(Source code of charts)
* begin *
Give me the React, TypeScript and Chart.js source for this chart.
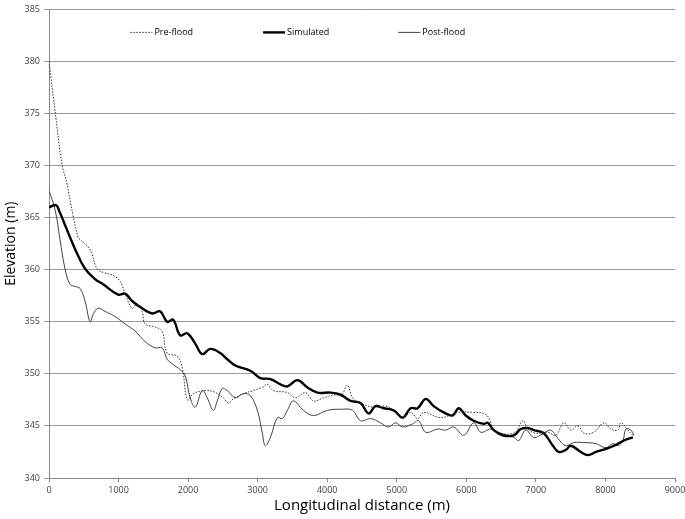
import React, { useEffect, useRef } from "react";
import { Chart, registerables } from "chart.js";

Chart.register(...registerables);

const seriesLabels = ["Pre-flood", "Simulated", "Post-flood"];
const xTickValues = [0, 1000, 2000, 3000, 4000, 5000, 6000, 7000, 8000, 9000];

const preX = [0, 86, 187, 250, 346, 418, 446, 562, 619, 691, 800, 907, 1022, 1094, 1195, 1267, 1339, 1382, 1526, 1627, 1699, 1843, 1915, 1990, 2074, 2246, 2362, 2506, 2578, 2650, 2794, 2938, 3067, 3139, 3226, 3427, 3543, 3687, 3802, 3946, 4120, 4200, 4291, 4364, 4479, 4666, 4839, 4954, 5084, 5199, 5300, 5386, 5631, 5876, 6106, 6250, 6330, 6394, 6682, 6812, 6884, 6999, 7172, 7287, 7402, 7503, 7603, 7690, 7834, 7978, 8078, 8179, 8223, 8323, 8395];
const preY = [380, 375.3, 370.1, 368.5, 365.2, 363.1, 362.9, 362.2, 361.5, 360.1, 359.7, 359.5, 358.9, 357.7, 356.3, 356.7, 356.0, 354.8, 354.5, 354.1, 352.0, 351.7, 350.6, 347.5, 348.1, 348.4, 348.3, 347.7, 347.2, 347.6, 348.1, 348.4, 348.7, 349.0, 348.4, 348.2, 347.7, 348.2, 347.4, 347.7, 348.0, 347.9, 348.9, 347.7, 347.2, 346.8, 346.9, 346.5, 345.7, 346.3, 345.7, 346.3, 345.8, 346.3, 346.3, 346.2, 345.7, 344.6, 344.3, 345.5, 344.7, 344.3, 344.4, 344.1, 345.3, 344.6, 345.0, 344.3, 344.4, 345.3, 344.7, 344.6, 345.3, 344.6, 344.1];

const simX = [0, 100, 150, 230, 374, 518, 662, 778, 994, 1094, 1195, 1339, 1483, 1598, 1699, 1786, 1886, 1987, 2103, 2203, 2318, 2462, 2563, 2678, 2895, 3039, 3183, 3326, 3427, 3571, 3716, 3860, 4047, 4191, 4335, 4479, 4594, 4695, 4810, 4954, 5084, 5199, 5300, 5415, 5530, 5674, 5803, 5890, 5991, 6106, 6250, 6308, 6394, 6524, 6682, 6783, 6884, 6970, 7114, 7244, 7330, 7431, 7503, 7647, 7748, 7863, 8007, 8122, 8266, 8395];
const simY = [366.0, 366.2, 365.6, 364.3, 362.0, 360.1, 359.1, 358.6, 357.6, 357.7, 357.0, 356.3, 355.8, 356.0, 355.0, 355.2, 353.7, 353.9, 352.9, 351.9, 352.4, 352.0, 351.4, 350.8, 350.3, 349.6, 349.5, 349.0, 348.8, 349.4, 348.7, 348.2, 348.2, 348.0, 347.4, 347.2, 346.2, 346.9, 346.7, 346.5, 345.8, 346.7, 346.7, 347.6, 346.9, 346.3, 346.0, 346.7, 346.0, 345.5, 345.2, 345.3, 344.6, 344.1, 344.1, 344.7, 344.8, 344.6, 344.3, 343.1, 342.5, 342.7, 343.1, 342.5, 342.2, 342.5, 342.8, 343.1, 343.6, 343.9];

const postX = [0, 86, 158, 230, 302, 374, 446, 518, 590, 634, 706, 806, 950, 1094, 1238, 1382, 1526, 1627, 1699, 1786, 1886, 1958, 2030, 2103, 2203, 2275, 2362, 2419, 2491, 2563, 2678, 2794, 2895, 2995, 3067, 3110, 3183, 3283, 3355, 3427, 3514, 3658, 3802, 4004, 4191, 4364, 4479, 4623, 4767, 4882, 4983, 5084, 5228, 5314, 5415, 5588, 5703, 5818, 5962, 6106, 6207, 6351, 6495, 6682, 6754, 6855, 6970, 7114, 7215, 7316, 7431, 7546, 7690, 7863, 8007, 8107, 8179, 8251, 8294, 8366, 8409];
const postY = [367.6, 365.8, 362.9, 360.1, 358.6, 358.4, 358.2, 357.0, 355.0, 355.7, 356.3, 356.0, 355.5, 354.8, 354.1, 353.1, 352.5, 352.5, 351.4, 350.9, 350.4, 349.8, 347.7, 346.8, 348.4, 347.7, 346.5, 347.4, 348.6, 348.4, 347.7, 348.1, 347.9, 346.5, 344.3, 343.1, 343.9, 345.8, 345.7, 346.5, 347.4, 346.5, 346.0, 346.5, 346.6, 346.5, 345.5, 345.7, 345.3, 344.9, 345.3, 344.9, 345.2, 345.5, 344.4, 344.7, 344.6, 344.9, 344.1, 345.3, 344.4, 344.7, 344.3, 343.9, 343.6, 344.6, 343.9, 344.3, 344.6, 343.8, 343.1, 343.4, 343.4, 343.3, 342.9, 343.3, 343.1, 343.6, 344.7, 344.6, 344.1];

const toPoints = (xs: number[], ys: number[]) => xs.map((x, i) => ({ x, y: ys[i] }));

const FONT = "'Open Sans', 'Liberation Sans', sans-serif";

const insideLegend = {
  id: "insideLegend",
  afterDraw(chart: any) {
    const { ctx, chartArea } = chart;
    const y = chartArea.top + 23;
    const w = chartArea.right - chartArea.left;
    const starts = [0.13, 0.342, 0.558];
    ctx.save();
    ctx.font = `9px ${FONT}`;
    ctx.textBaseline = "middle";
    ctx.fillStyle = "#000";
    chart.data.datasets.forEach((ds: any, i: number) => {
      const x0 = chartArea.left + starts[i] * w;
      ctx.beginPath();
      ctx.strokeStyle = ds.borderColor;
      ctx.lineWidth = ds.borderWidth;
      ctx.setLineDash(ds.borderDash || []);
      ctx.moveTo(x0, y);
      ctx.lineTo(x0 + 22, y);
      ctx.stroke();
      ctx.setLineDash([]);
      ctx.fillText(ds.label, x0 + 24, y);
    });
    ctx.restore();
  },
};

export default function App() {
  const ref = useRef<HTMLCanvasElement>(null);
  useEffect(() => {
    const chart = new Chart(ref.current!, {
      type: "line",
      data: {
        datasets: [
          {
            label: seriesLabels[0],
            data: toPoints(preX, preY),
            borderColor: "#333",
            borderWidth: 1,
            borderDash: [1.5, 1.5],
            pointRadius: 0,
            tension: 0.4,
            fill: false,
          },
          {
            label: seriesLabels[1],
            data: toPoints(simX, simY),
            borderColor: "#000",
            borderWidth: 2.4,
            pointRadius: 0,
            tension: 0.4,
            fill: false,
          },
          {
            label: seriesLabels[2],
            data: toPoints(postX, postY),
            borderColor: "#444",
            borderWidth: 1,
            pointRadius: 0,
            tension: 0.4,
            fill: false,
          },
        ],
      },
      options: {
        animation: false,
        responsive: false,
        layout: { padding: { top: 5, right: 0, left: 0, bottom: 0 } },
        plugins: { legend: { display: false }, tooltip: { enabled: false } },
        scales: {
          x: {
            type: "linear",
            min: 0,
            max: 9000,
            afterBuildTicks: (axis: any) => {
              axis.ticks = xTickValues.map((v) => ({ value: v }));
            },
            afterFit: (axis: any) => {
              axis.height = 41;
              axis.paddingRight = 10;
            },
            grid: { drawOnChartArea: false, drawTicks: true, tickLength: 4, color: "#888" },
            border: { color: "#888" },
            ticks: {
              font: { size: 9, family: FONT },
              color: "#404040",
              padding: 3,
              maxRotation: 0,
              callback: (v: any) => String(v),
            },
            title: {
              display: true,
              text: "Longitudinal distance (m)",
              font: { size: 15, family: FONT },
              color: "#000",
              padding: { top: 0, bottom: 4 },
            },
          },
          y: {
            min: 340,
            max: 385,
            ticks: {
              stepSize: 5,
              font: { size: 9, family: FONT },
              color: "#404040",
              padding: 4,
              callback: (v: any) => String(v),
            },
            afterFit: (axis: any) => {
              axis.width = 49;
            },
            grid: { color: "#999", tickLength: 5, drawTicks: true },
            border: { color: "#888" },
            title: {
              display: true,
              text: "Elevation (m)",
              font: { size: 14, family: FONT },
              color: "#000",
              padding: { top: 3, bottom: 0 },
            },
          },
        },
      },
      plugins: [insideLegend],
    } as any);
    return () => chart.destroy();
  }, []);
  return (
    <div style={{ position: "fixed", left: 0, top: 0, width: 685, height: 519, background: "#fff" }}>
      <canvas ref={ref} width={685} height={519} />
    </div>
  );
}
* end *
* begin *
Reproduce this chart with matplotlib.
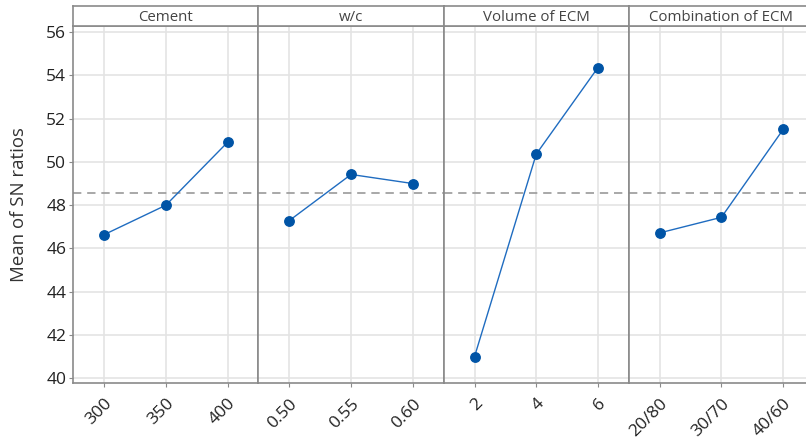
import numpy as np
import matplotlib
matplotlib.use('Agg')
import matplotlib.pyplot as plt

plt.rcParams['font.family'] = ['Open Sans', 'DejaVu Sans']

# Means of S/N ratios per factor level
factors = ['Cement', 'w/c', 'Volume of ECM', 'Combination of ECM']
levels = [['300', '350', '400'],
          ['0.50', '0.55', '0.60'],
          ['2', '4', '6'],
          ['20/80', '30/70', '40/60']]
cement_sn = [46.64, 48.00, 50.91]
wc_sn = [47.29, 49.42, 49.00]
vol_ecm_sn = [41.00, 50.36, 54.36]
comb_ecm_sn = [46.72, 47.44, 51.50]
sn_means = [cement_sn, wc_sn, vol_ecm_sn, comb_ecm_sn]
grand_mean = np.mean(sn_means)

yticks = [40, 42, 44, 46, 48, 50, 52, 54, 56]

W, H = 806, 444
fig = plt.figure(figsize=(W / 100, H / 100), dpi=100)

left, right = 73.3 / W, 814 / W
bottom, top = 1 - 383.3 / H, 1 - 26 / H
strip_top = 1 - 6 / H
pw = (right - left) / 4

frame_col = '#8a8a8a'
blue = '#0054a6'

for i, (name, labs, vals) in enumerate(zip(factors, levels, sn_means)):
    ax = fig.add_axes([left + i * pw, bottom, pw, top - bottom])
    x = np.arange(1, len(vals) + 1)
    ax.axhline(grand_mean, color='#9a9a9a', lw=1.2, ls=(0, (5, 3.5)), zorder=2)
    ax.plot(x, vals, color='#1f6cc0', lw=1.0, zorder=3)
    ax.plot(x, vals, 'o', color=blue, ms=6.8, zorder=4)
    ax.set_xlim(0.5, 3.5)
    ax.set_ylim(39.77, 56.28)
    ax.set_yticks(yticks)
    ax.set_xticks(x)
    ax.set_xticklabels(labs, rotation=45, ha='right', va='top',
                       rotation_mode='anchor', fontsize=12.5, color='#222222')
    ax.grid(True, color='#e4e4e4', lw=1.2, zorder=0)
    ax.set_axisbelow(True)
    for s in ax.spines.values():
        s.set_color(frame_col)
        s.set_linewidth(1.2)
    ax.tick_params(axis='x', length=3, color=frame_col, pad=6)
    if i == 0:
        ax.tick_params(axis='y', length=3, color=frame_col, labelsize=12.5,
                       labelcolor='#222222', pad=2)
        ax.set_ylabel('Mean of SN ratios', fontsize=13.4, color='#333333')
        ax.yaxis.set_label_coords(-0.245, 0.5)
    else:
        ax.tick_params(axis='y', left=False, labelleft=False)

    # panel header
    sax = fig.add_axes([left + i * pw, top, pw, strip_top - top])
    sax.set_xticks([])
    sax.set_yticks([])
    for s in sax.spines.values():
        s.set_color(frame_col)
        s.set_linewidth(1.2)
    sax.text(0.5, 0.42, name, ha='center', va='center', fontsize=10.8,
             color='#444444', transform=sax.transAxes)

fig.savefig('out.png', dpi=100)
* end *
Task directions:
Look above for the line with "Give me the" and the line with "7000, 8000, 9000];", then copy exactly the lines from the first through the second, both kept, with no pictures.

Complete answer:
Give me the React, TypeScript and Chart.js source for this chart.
import React, { useEffect, useRef } from "react";
import { Chart, registerables } from "chart.js";

Chart.register(...registerables);

const seriesLabels = ["Pre-flood", "Simulated", "Post-flood"];
const xTickValues = [0, 1000, 2000, 3000, 4000, 5000, 6000, 7000, 8000, 9000];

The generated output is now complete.